Sempre faço questão de frisar com meus alunos de Análise Estrutural que, quando o modelo analítico – que é inserido como dado de entrada no software – não corresponde ao mecanismo que é executado, muitas vezes torna-se um problema para a edificação construída. A correta representação do analítico pelo real passa pelo detalhamento adequado dos elementos projetados. Por exemplo, se em um projeto estrutural o engenheiro determina que o vínculo de um pilar com o solo seja engastado, o elemento de fundação deve ser detalhado de forma que possa transferir ao solo os momentos e reações de acordo com o modelo. Já houve situação real em que uma empresa venceu uma licitação para fornecer projetos para construção de pontos de ônibus. O profissional responsável pelo projeto estrutural considerou que o pilar das estruturas estava engastado (os pontos de ônibus, no caso, tinham apenas um pilar para sustentação da cobertura) e detalhou sapatas de 100 x 100 centímetros, “esquecendo-se” dos momentos atuantes na base. Os projetos executivos passaram pela fiscalização do órgão público até chegarem à empresa que venceu a licitação para execução. A empresa só se deu conta do problema ao instalar a cobertura e perceber que o pilar começava a tombar, pois a fundação não tinha capacidade de restrição ao giro. Ao ser questionado, o engenheiro responsável pelo projeto respondeu que verificou a carga vertical do pilar contra a carga limite do solo, a partir das tensões na base da sapata, e, como o esforço resistente foi maior que o solicitante, julgou que estava tudo certo. Além disso, descobriu-se que a empresa, “especialista em licitações”, fazia todos os tipos de projetos, desde arquitetônicos até de climatização, sendo esse o único engenheiro do quadro técnico. Ele fazia exatamente aquilo que descrevemos: entregava aquilo que saía do software.

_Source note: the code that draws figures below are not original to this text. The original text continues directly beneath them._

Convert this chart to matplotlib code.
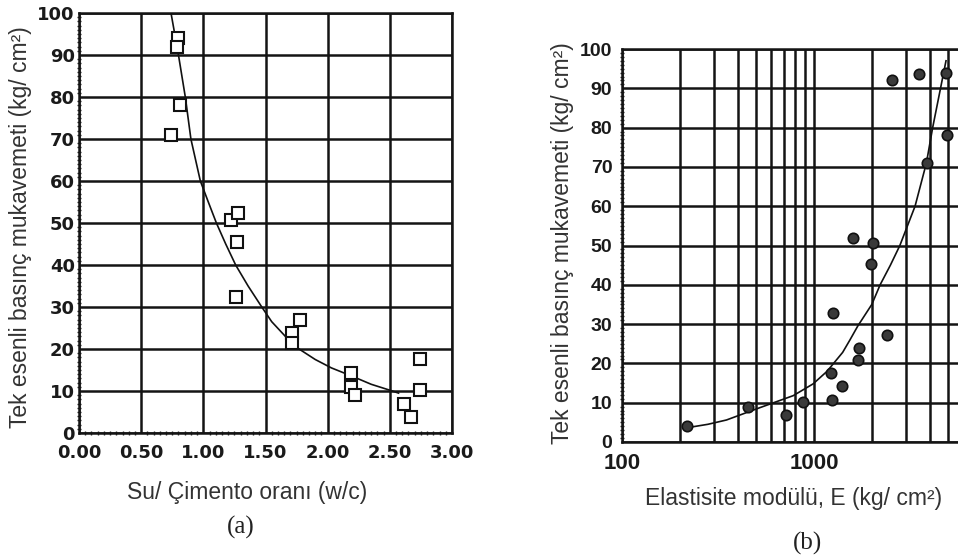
import numpy as np
import matplotlib.pyplot as plt
from matplotlib.ticker import MultipleLocator, NullFormatter, FixedLocator

# panel (a): water / cement ratio vs strength
wc_ratio = [0.80, 0.79, 0.81, 0.74, 1.22, 1.28, 1.27, 1.26, 1.71, 1.71, 1.78,
            2.19, 2.19, 2.22, 2.61, 2.67, 2.74, 2.74]
strength_a = [94, 92, 78, 71, 50.7, 52.4, 45.5, 32.4, 23.8, 21.4, 27,
              14.3, 11, 9, 6.9, 3.8, 10.2, 17.6]
curve_a_wc = [0.74, 0.80, 0.855, 0.90, 0.976, 1.04, 1.105, 1.18, 1.26, 1.36,
              1.47, 1.55, 1.66, 1.77, 1.90, 2.03, 2.19, 2.35, 2.52, 2.57]
curve_a_str = [100, 90, 80, 70, 60, 55, 50, 45, 40, 35,
               30, 26.5, 23, 20, 17.5, 15.5, 13.6, 11.6, 10, 9.5]

# panel (b): elastic modulus vs strength
modulus_E = [218, 453, 715, 875, 1238, 1401, 1225, 1694, 1710, 2397, 1253,
             1597, 2027, 1980, 3855, 4939, 4869, 3525, 2543]
strength_b = [4.1, 8.9, 6.9, 10.2, 10.7, 14.2, 17.6, 20.9, 23.9, 27.2, 32.8,
              51.9, 50.6, 45.3, 71, 78.1, 93.9, 93.6, 92.1]
curve_b_E = [210, 280, 350, 520, 780, 990, 1170, 1410, 1540, 1690, 2000,
             2210, 2500, 2800, 3360, 3850, 4150, 4560, 4870]
curve_b_str = [3.5, 4.5, 5.6, 8.7, 11.8, 14.8, 18, 22.8, 26, 29.5, 35,
               40, 45, 50, 60, 71, 80, 90, 97]

x_ticks_a = [0, 0.5, 1.0, 1.5, 2.0, 2.5, 3.0]
x_labels_a = ['0.00', '0.50', '1.00', '1.50', '2.00', '2.50', '3.00']
y_ticks = list(range(0, 101, 10))

ylabel = 'Tek esenli basınç mukavemeti (kg/ cm²)'

W, H = 958, 560
fig = plt.figure(figsize=(W/100, H/100), dpi=100)


def box(x0, y0, x1, y1):
    return [x0/W, 1 - y1/H, (x1 - x0)/W, (y1 - y0)/H]


def ftext(x, y, s, **kw):
    fig.text(x/W, 1 - y/H, s, ha='center', va='center', **kw)


gridc = '#141414'
lab_font = dict(family='Liberation Sans', size=16.5, color='#333333')

# ---- (a)
ax1 = fig.add_axes(box(79, 13, 452, 433))
ax1.plot(curve_a_wc, curve_a_str, color='#111111', lw=1.2, zorder=3)
ax1.plot(wc_ratio, strength_a, ls='none', marker='s', ms=8, mfc='white',
         mec='#111111', mew=1.5, zorder=4)
ax1.set_xlim(0, 3)
ax1.set_ylim(0, 100)
ax1.set_xticks(x_ticks_a)
ax1.set_xticklabels(x_labels_a)
ax1.set_yticks(y_ticks)
ax1.xaxis.set_minor_locator(MultipleLocator(0.05))
ax1.yaxis.set_minor_locator(MultipleLocator(1))
ax1.grid(which='major', color=gridc, lw=1.8)
ax1.tick_params(which='major', length=0, labelsize=13, labelcolor='#1a1a1a')
ax1.tick_params(axis='y', which='major', pad=3)
ax1.tick_params(axis='x', which='major', pad=8)
ax1.tick_params(which='minor', length=3, width=1.0, direction='inout', color='#222222')
for lbl in ax1.get_xticklabels() + ax1.get_yticklabels():
    lbl.set_fontweight('bold')
    lbl.set_family('DejaVu Sans')
for sp in ax1.spines.values():
    sp.set_linewidth(1.8)
    sp.set_color(gridc)

# ---- (b)
ax2 = fig.add_axes(box(622, 49, 622 + 384, 442))
ax2.plot(curve_b_E, curve_b_str, color='#111111', lw=1.2, zorder=3)
ax2.plot(modulus_E, strength_b, ls='none', marker='o', ms=7.5, mfc='#3a3a3a',
         mec='#111111', mew=1.2, zorder=4)
ax2.set_xscale('log')
ax2.set_xlim(100, 10000)
ax2.set_ylim(0, 100)
ax2.xaxis.set_major_locator(FixedLocator([100, 1000]))
ax2.xaxis.set_minor_locator(FixedLocator([k*10**d for d in (2, 3) for k in range(2, 10)]))
ax2.xaxis.set_minor_formatter(NullFormatter())
ax2.set_xticklabels(['100', '1000'])
ax2.set_yticks(y_ticks)
ax2.yaxis.set_minor_locator(MultipleLocator(1))
ax2.grid(axis='x', which='both', color=gridc, lw=1.8)
ax2.grid(axis='y', which='major', color=gridc, lw=1.8)
ax2.tick_params(which='major', length=0, labelcolor='#1a1a1a')
ax2.tick_params(axis='y', which='major', pad=7, labelsize=14)
ax2.tick_params(axis='x', which='major', pad=8, labelsize=16)
ax2.tick_params(axis='x', which='minor', length=0)
ax2.tick_params(axis='y', which='minor', length=3, width=1.0, direction='inout', color='#222222')
for lbl in ax2.get_xticklabels() + ax2.get_yticklabels():
    lbl.set_fontweight('bold')
    lbl.set_family('Liberation Sans')
for sp in ax2.spines.values():
    sp.set_linewidth(1.8)
    sp.set_color(gridc)

# labels
ftext(21, 227, ylabel, rotation=90, **lab_font)
ftext(247, 493, 'Su/ Çimento oranı (w/c)', **lab_font)
ftext(241, 527, '(a)', family='Liberation Serif', size=18, color='#222222')

ftext(562, 243, ylabel, rotation=90, **lab_font)
ftext(794, 498, 'Elastisite modülü, E (kg/ cm²)', **lab_font)
ftext(808, 543, '(b)', family='Liberation Serif', size=18, color='#222222')

fig.savefig('out.png', dpi=100, facecolor='white')
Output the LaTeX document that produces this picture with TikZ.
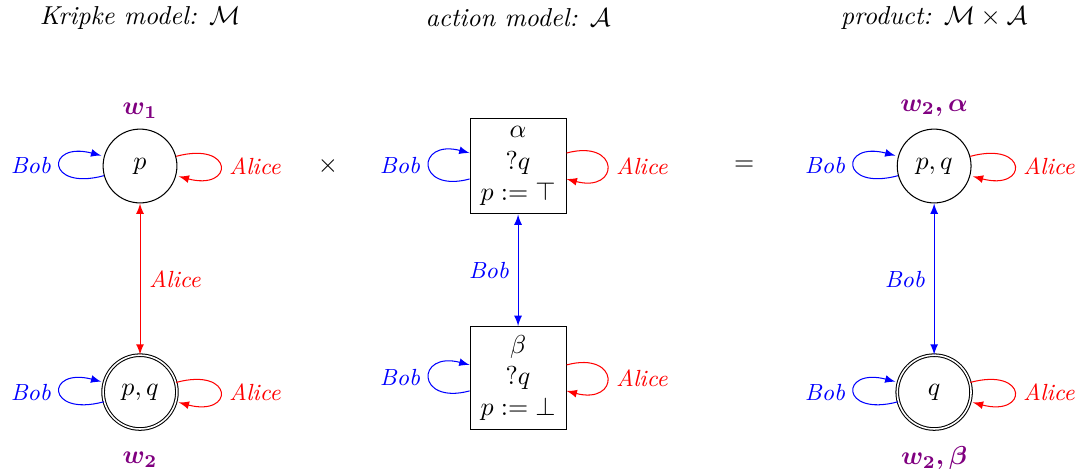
\documentclass[tikz,border=0pt]{standalone}
\usepackage{amsmath,amssymb}
\usetikzlibrary{arrows}
\begin{document}
\begin{tikzpicture}[
    >=latex,
    % Styles
    world/.style={draw, circle, minimum size=1cm, inner sep=1pt},
    actual/.style={world, double},
    event/.style={draw, rectangle, align=center, minimum width=1.3cm},
    title/.style={font=\itshape},
    bobedge/.style={->, blue},
    aliceedge/.style={->, red},
    boxloopleft/.style={out=195, in=165, looseness=5.5},
    boxloopright/.style={out=15, in=-15, looseness=5.5},
    boblabel/.style={text=blue, font=\small\itshape},
    alicelabel/.style={text=red, font=\small\itshape},
    wname/.style={text=violet}
]
\useasboundingbox (0,0) rectangle (14.70,-6.395);

% --- Titles ---
\node[title] (tkripke) at (1.897,-0.244) {Kripke model: $\mathcal{M}$};
\node[title] (taction) at (7.019,-0.244) {action model: $\mathcal{A}$};
\node[title] (tproduct) at (12.656,-0.244) {product: $\mathcal{M}\times\mathcal{A}$};

% --- Kripke model ---
\node[world] (w1) at (1.897,-2.249) {$p$};
\node[actual] (w2) at (1.897,-5.312) {$p,q$};
\node[wname] (w1name) at (1.897,-1.50) {$\boldsymbol{w_1}$};
\node[wname] (w2name) at (1.897,-6.233) {$\boldsymbol{w_2}$};

\path (w1) edge[bobedge, loop left] node[boblabel, left] {Bob} ()
           edge[aliceedge, loop right] node[alicelabel, right] {Alice} ();
\path (w2) edge[bobedge, loop left] node[boblabel, left] {Bob} ()
           edge[aliceedge, loop right] node[alicelabel, right] {Alice} ();
\draw[<->, red] (w1) -- (w2) node[midway, right, alicelabel] {Alice};

\node (times) at (4.444,-2.249) {$\times$};

% --- Action model ---
\node[event] (ealpha) at (7.019,-2.249) {$\alpha$\\$?q$\\$p:=\top$};
\node[event] (ebeta) at (7.019,-5.12) {$\beta$\\$?q$\\$p:=\bot$};

\path (ealpha) edge[bobedge, boxloopleft] node[boblabel, left] {Bob} (ealpha)
               edge[aliceedge, boxloopright] node[alicelabel, right] {Alice} (ealpha);
\path (ebeta) edge[bobedge, boxloopleft] node[boblabel, left] {Bob} (ebeta)
              edge[aliceedge, boxloopright] node[alicelabel, right] {Alice} (ebeta);
\draw[<->, blue] (ealpha) -- (ebeta) node[midway, left, boblabel] {Bob};

\node (equals) at (10.081,-2.249) {$=$};

% --- Product ---
\node[world] (pa) at (12.656,-2.249) {$p,q$};
\node[actual] (pb) at (12.656,-5.312) {$q$};
\node[wname] (paname) at (12.656,-1.46) {$\boldsymbol{w_2,\alpha}$};
\node[wname] (pbname) at (12.656,-6.206) {$\boldsymbol{w_2,\beta}$};

\path (pa) edge[bobedge, loop left] node[boblabel, left] {Bob} ()
           edge[aliceedge, loop right] node[alicelabel, right] {Alice} ();
\path (pb) edge[bobedge, loop left] node[boblabel, left] {Bob} ()
           edge[aliceedge, loop right] node[alicelabel, right] {Alice} ();
\draw[<->, blue] (pa) -- (pb) node[midway, left, boblabel] {Bob};

\end{tikzpicture}
\end{document}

O caso acima é apenas um exemplo entre muitas outras situações que podem ser encontradas no cotidiano e que só são descobertas (quando são descobertas) na etapa de execução. A fase de projeto, que deveria ser composta por etapas como estudo, análise, concepção e detalhamento, acaba sendo negligenciada por conta das pressões de clientes e órgãos públicos por prazos e custos. Esses atores precisam ter consciência de que projetos mal feitos, contratados pelo menor preço e menor prazo, podem gerar economia no curto prazo, mas as falhas decorrentes dessas contratações causarão prejuízos muito maiores no futuro. Já o profissional que hoje se tornou um simples operador de software precisa ter consciência de que é o responsável legal pelo projeto que está entregando e pelas consequências dele.